[Data listing]
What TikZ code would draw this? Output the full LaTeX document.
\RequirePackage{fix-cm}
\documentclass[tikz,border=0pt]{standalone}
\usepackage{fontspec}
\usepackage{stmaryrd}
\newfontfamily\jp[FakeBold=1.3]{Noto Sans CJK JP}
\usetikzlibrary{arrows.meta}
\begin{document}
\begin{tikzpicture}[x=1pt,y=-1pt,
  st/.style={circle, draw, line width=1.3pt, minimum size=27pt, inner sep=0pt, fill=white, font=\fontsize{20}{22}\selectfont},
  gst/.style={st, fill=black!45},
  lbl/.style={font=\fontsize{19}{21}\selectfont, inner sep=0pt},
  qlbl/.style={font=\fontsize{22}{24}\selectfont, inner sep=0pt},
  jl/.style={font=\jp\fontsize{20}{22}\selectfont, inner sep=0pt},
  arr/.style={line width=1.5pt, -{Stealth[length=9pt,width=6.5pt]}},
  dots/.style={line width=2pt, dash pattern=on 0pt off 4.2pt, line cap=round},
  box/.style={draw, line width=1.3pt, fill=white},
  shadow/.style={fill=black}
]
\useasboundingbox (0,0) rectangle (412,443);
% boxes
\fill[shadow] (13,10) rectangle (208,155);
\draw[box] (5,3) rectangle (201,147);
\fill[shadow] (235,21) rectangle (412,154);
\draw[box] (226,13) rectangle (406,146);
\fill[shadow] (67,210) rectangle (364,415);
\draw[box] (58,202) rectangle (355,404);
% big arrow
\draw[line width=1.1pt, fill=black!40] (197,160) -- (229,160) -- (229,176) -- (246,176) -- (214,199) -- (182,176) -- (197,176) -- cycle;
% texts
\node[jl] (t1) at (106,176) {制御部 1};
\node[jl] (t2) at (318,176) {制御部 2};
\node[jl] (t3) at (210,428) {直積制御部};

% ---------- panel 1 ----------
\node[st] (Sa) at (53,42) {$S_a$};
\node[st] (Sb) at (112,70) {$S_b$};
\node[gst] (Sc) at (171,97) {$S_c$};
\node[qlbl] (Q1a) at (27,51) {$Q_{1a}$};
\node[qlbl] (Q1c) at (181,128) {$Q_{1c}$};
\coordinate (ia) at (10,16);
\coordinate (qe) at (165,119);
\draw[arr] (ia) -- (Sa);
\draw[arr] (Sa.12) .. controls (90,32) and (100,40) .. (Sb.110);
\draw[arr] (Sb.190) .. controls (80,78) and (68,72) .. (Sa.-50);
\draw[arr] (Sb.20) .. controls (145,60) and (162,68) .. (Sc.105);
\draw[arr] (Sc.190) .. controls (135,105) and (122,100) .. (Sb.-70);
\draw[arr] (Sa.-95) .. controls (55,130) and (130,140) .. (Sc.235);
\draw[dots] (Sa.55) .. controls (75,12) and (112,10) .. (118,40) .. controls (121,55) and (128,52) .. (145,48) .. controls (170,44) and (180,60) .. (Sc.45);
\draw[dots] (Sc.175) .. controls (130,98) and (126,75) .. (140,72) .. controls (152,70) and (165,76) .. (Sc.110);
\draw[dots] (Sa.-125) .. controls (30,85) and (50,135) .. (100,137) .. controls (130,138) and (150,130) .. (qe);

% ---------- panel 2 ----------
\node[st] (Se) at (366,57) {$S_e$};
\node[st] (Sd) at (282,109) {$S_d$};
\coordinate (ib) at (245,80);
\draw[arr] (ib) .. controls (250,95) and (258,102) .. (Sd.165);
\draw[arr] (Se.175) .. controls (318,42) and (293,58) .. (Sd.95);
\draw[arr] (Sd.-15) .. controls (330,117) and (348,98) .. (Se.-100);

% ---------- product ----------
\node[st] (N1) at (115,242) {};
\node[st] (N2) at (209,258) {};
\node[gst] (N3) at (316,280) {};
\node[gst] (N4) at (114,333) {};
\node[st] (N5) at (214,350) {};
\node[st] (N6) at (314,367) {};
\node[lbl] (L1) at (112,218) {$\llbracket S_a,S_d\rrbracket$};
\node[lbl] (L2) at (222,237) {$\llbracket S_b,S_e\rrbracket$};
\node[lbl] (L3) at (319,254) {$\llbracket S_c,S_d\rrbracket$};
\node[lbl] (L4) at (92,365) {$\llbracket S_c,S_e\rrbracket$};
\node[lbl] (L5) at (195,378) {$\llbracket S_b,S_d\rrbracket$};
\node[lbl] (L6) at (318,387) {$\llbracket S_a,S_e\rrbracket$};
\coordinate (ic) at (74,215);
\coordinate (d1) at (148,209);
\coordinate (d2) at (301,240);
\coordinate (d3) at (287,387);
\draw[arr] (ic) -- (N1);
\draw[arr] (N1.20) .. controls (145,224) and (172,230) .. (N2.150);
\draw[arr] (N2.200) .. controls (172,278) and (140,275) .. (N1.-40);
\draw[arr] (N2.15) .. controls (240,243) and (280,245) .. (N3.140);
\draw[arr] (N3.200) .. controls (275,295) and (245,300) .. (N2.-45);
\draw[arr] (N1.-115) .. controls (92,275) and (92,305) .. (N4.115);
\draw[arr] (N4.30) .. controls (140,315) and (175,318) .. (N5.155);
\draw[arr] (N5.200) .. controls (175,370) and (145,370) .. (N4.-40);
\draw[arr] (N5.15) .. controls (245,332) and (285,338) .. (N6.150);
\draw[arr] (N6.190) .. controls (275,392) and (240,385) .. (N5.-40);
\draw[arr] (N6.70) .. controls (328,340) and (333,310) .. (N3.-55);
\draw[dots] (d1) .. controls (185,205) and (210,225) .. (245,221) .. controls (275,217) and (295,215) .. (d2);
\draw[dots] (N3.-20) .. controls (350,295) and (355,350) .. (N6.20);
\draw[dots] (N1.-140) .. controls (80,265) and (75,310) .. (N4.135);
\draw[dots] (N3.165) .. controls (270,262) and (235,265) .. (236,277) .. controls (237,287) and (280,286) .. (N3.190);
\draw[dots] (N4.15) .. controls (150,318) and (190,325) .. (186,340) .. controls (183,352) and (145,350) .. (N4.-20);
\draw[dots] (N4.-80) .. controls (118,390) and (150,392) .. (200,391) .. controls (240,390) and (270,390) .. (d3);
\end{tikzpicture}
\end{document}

* * *

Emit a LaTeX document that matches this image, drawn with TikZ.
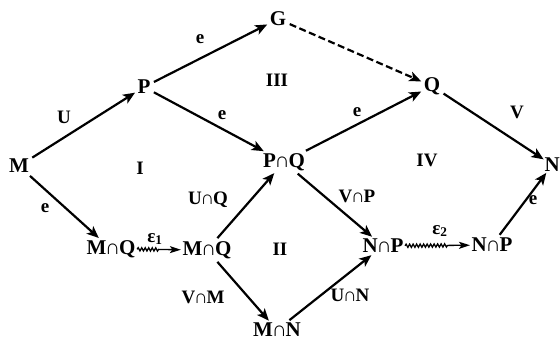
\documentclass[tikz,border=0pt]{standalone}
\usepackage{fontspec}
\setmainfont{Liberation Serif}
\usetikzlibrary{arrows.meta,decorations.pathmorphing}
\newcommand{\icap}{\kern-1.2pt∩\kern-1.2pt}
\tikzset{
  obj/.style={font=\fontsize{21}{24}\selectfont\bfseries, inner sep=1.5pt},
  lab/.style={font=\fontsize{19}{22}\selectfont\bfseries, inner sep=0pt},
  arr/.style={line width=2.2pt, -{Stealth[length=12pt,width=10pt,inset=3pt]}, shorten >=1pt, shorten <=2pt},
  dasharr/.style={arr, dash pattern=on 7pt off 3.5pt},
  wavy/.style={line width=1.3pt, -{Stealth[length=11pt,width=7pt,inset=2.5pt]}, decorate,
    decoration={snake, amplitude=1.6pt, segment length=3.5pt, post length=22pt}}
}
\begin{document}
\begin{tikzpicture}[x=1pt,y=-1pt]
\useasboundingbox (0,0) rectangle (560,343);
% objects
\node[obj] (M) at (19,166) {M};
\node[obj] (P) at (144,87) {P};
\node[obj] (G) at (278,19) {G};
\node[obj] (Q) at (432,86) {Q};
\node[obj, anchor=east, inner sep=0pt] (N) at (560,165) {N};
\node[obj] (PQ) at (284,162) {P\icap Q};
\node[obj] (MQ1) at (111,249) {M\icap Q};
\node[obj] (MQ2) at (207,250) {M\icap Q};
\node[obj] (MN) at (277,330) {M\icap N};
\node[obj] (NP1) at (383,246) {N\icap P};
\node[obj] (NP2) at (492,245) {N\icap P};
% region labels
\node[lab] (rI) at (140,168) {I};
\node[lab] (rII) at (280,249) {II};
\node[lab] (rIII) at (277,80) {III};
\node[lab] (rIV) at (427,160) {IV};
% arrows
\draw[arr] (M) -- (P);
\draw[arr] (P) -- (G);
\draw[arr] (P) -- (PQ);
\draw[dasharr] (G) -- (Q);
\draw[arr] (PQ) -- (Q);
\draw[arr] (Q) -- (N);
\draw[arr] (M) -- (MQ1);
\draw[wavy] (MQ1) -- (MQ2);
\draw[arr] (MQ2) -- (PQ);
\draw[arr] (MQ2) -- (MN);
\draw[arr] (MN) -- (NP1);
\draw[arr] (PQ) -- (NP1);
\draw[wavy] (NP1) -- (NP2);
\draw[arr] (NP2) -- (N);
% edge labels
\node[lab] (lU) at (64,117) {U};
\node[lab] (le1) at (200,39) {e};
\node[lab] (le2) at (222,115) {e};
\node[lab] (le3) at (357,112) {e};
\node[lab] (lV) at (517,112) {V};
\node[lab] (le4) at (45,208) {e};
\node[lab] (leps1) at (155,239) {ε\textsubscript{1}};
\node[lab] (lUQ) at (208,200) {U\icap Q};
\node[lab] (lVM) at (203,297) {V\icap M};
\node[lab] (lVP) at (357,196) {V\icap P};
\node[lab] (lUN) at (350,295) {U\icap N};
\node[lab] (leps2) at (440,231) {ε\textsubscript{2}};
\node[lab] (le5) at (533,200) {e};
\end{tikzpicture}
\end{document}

● **WORK TO DO**: Go through the data and gather every line that holds "this".

● **EXPECTED ANSWER**:
What TikZ code would draw this? Output the full LaTeX document.
Emit a LaTeX document that matches this image, drawn with TikZ.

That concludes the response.